If you or your child wears glasses regularly, the prescription in them is usually designed to help you see better at a distance. However, the presciption required for clear distance vision is probably different from that which makes your eyes most comfortable at 20-25 inches.

The first thing to do is to get annual eye exams. Be sure to tell the doctor that you or your child works on a computer and try to give them as much information about the situation as possible, i.e., working distance, lighting conditions, amount of time spent, symptoms experienced, etc. For children especially, sometimes glasses worn just for up close and computer work can help ease the strain from too many hours staring at the screen.

Taking Care of Your Eyes

There are many things your family can do on its own to reduce eyestrain for everyone while working at the computer, but most important to remember are the "3 Bs": Blink, Breathe and Break.

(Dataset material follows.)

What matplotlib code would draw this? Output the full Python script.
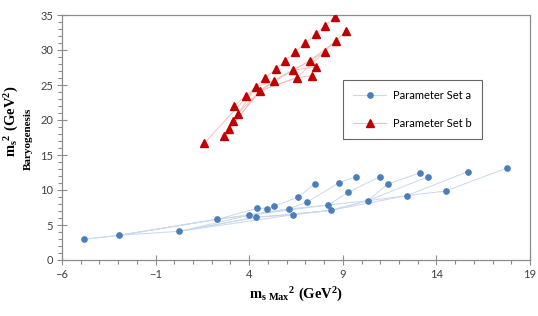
import matplotlib
matplotlib.use("Agg")
import matplotlib.pyplot as plt
from matplotlib.ticker import MultipleLocator
from matplotlib.lines import Line2D

plt.rcParams["mathtext.fontset"] = "custom"
plt.rcParams["mathtext.rm"] = "Liberation Serif:bold"
plt.rcParams["mathtext.it"] = "Liberation Serif:bold"
plt.rcParams["mathtext.bf"] = "Liberation Serif:bold"

# ---- data: Parameter Set a (blue) ----
a_x = [-4.82, -2.94, 0.27, 2.30, 3.99, 4.35, 4.42, 4.95, 5.31, 6.11, 6.36, 6.61, 7.11, 7.51,
       8.23, 8.37, 8.80, 9.28, 9.71, 10.33, 10.97, 11.41, 12.41, 13.14, 13.55, 14.50, 15.67, 17.77]
a_y = [2.96, 3.53, 4.10, 5.81, 6.39, 6.10, 7.39, 7.33, 7.67, 7.29, 6.47, 8.96, 8.29, 10.90,
       7.86, 7.10, 11.04, 9.67, 11.90, 8.47, 11.90, 10.86, 9.19, 12.47, 11.90, 9.86, 12.61, 13.14]
# chains of point indices joined by lines
a_chains = [
    [0, 1, 2, 5, 10, 15, 22, 25, 27],
    [0, 1, 3, 4, 9, 14, 19, 22, 26],
    [1, 3, 6, 7, 8, 11, 13],
    [1, 3, 9, 12, 16, 18],
    [2, 4, 14, 17, 20],
    [2, 5, 15, 19, 21, 23],
    [2, 10, 15, 19, 24],
]

# ---- data: Parameter Set b (red) ----
b_x = [1.60, 2.64, 2.90, 3.15, 3.39, 3.20, 3.83, 4.35, 4.58, 4.86, 5.31, 5.42, 5.93,
       6.32, 6.54, 6.46, 7.00, 7.25, 7.34, 7.55, 7.55, 8.03, 8.05, 8.57, 8.62, 9.19]
b_y = [16.67, 17.71, 18.76, 19.86, 20.90, 22.04, 23.43, 24.71, 24.19, 26.00, 25.61, 27.24, 28.47,
       27.10, 26.04, 29.76, 30.96, 28.47, 26.33, 32.24, 27.57, 29.76, 33.47, 34.67, 31.29, 32.67]
b_chains = [
    [5, 6, 7, 9, 11, 12, 15, 16, 19, 22, 23],
    [0, 7, 8, 10, 13, 17, 21, 24, 25],
    [1, 8, 14, 18],
    [2, 8, 13, 20],
    [3, 7, 10, 17, 24],
    [4, 8, 14, 21],
]

labels = ["Parameter Set a", "Parameter Set b"]
x_ticks = [-6, -1, 4, 9, 14, 19]
y_ticks = [0, 5, 10, 15, 20, 25, 30, 35]

blue, blue_line = "#4A7EBB", "#C9D8EC"
red, red_line = "#C00000", "#F2C0C0"
grey = "#8C8C8C"

fig = plt.figure(figsize=(5.38, 3.16), dpi=100)
ax = fig.add_axes([62 / 538, 56 / 316, (530 - 62) / 538, (260 - 15) / 316])

for ch in a_chains:
    ax.plot([a_x[i] for i in ch], [a_y[i] for i in ch], color=blue_line, lw=0.7, zorder=1)
for ch in b_chains:
    ax.plot([b_x[i] for i in ch], [b_y[i] for i in ch], color=red_line, lw=0.7, zorder=1)
ax.plot(a_x, a_y, ls="none", marker="o", ms=3.8, color=blue, zorder=3)
ax.plot(b_x, b_y, ls="none", marker="^", ms=5.5, color=red, zorder=3)

ax.set_xlim(x_ticks[0], x_ticks[-1])
ax.set_ylim(y_ticks[0], y_ticks[-1])
ax.set_xticks(x_ticks)
ax.set_yticks(y_ticks)
ax.xaxis.set_minor_locator(MultipleLocator(1))
ax.yaxis.set_minor_locator(MultipleLocator(1))
ax.tick_params(which="major", direction="inout", length=7, width=0.8, color=grey,
               labelsize=8, labelcolor="#404040", pad=3)
ax.tick_params(which="minor", direction="out", length=3, width=0.8, color=grey)
for s in ax.spines.values():
    s.set_color(grey)
    s.set_linewidth(0.9)
for lab in ax.get_xticklabels() + ax.get_yticklabels():
    lab.set_family("Lato")

ax.set_xlabel(r"$\mathrm{m_{s\ Max}}^{\mathrm{2}}\ \mathrm{(GeV^2)}$", fontsize=10.5, labelpad=4)
fig.text(12 / 538, 1 - 121 / 316, r"$\mathrm{m_s}^{\mathrm{2}}\ \mathrm{(GeV^2)}$",
         rotation=90, ha="center", va="center", fontsize=10.5)
fig.text(28 / 538, 1 - 139 / 316, "Baryogenesis", rotation=90, ha="center", va="center",
         fontsize=8, fontweight="bold", family="Liberation Serif")

handles = [
    Line2D([], [], color=blue_line, lw=0.8, marker="o", ms=3.8, mfc=blue, mec=blue),
    Line2D([], [], color=red_line, lw=0.8, marker="^", ms=5.5, mfc=red, mec=red),
]
leg = fig.legend(handles, labels, loc="upper left", bbox_to_anchor=(343 / 538, 1 - 80 / 316),
                 borderaxespad=0, frameon=True, fancybox=False,
                 edgecolor="#404040", handlelength=3.0, handletextpad=0.6,
                 labelspacing=1.5, borderpad=0.9,
                 prop={"family": "Lato", "size": 8})
leg.get_frame().set_linewidth(0.8)

fig.savefig("out.png", dpi=100)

  • Blink. Blinking is an automatic function. We blink more often when we are excited or stimulated and less frequently during quiet, low energy activities, including reading, working at the computer, and concentrating. These kinds of activities have a tendency to lead to staring. Because it may be easy to slide into a lull of staring during these types of activities, it might take some concentration initially to keep up a normal blink rate while working at a computer or handling a smart phone. But blinking helps keep your eyes moisturized and focused, and is great way to give your stare (not to mention your eyes) a mini break every so often.
  • Breathe. Our breath is our life. When we encounter a stressful situation in most circumstances, we tend to hold our breath. Any child who's taken an exam or given an big presentation in front of the class, can probably tell you the same thing. In addition, sometimes when we are extremely relaxed or deep in thought or concentration, we tend to breathe less. It may seem obvious, but breathing helps keep us alert, focused and relaxed, and keeps oxygen flowing to all of the parts of our body. When working (or playing) in front of a screen, even and steady breathing can relax the eye muscles and help prevent your vision from blurring. Remind you kids when they're in front of a TV screen, a computer screen or any screen for that matter, to breathe! It may seem simple, but it can go a long way.
  • Breaks. With the amount of intense concentration we use doing computer work it's not surprising that we need more breaks. Our eyes were just not designed to be used at that close a distance for long periods of time. As a result, adult and kid eyes alike need all the help they can get. Remember the “20/20/20” rule: Every 20 minutes, take 20 seconds and look 20 feet away. Even if you can't remember the "20/20/20" rule, simply remembering to get up and stretch or look away for a moment to blink and breathe every so often, can work wonders for your eyes. Not to mention your productivity!

There is no one solution to all of the types of problems we encounter with computer and general screen use. Still, although screen time is on the rise, by encouraging healthy habits in kids, the next generation may well be on its way to better eye health. Start seeing your way to a brighter eye future!